Stated goal —
Copy out all the lines exactly. Omit pictures.

···

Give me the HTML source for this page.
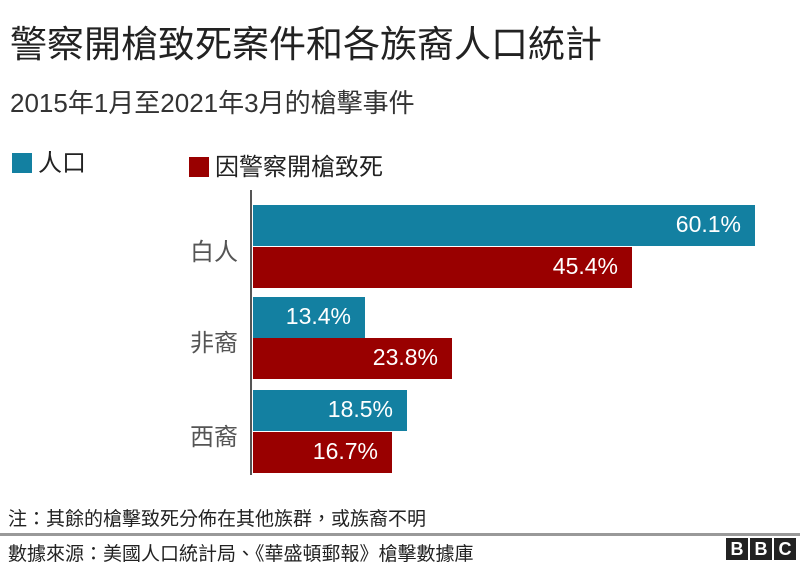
<!DOCTYPE html>
<html><head><meta charset="utf-8"><style>
body{margin:0;width:800px;height:562px;background:#fff;position:relative;overflow:hidden;font-family:"Liberation Sans","Noto Sans CJK TC",sans-serif;color:#222}
.a{position:absolute;white-space:nowrap}
.bar{position:absolute;left:253px;height:41px}
.b{background:#1380a1}.r{background:#990000}
.v{position:absolute;right:14px;top:6px;color:#fff;font-size:23px}
.cat{position:absolute;font-size:24px;color:#555;right:562px}
.bx{display:inline-block;width:20px;height:20px;vertical-align:-2px;margin-right:6px}
.l{display:inline-block;width:22px;height:22px;background:#222;color:#fff;font-weight:bold;font-size:18px;text-align:center;line-height:22px;margin-left:2px}
</style></head><body>
<div class="a" style="left:10px;top:14px;font-size:37px;color:#222">警察開槍致死案件和各族裔人口統計</div>
<div class="a" style="left:10px;top:83px;font-size:26px;color:#333">2015年1月至2021年3月的槍擊事件</div>
<div class="a" style="left:12px;top:143px;font-size:24px"><span class="bx" style="background:#1380a1"></span>人口</div>
<div class="a" style="left:189px;top:147px;font-size:24px"><span class="bx" style="background:#990000"></span>因警察開槍致死</div>
<div class="a" style="left:250px;top:190px;width:2px;height:285px;background:#555"></div>
<div class="bar b" style="top:205px;width:502px"><span class="v">60.1%</span></div>
<div class="bar r" style="top:247px;width:379px"><span class="v">45.4%</span></div>
<div class="bar b" style="top:297px;width:112px"><span class="v">13.4%</span></div>
<div class="bar r" style="top:338px;width:199px"><span class="v">23.8%</span></div>
<div class="bar b" style="top:390px;width:154px"><span class="v">18.5%</span></div>
<div class="bar r" style="top:432px;width:139px"><span class="v">16.7%</span></div>
<div class="cat" style="top:232px">白人</div>
<div class="cat" style="top:323px">非裔</div>
<div class="cat" style="top:417px">西裔</div>
<div class="a" style="left:8px;top:504px;font-size:19px">注：其餘的槍擊致死分佈在其他族群，或族裔不明</div>
<div class="a" style="left:0;top:533px;width:800px;height:3px;background:#999"></div>
<div class="a" style="left:8px;top:539px;font-size:19px">數據來源：美國人口統計局、《華盛頓郵報》槍擊數據庫</div>
<div class="a" style="left:724px;top:538px"><span class="l">B</span><span class="l">B</span><span class="l">C</span></div>
</body></html>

···

Output for this task —
Give me the HTML source for this page.
<!DOCTYPE html>
<html><head><meta charset="utf-8"><style>
body{margin:0;width:800px;height:562px;background:#fff;position:relative;overflow:hidden;font-family:"Liberation Sans","Noto Sans CJK TC",sans-serif;color:#222}
.a{position:absolute;white-space:nowrap}
.bar{position:absolute;left:253px;height:41px}
.b{background:#1380a1}.r{background:#990000}
.v{position:absolute;right:14px;top:6px;color:#fff;font-size:23px}
.cat{position:absolute;font-size:24px;color:#555;right:562px}
.bx{display:inline-block;width:20px;height:20px;vertical-align:-2px;margin-right:6px}
.l{display:inline-block;width:22px;height:22px;background:#222;color:#fff;font-weight:bold;font-size:18px;text-align:center;line-height:22px;margin-left:2px}
</style></head><body>
<div class="a" style="left:10px;top:14px;font-size:37px;color:#222">警察開槍致死案件和各族裔人口統計</div>
<div class="a" style="left:10px;top:83px;font-size:26px;color:#333">2015年1月至2021年3月的槍擊事件</div>
<div class="a" style="left:12px;top:143px;font-size:24px"><span class="bx" style="background:#1380a1"></span>人口</div>
<div class="a" style="left:189px;top:147px;font-size:24px"><span class="bx" style="background:#990000"></span>因警察開槍致死</div>
<div class="a" style="left:250px;top:190px;width:2px;height:285px;background:#555"></div>
<div class="bar b" style="top:205px;width:502px"><span class="v">60.1%</span></div>
<div class="bar r" style="top:247px;width:379px"><span class="v">45.4%</span></div>
<div class="bar b" style="top:297px;width:112px"><span class="v">13.4%</span></div>
<div class="bar r" style="top:338px;width:199px"><span class="v">23.8%</span></div>
<div class="bar b" style="top:390px;width:154px"><span class="v">18.5%</span></div>
<div class="bar r" style="top:432px;width:139px"><span class="v">16.7%</span></div>
<div class="cat" style="top:232px">白人</div>
<div class="cat" style="top:323px">非裔</div>
<div class="cat" style="top:417px">西裔</div>
<div class="a" style="left:8px;top:504px;font-size:19px">注：其餘的槍擊致死分佈在其他族群，或族裔不明</div>
<div class="a" style="left:0;top:533px;width:800px;height:3px;background:#999"></div>
<div class="a" style="left:8px;top:539px;font-size:19px">數據來源：美國人口統計局、《華盛頓郵報》槍擊數據庫</div>
<div class="a" style="left:724px;top:538px"><span class="l">B</span><span class="l">B</span><span class="l">C</span></div>
</body></html>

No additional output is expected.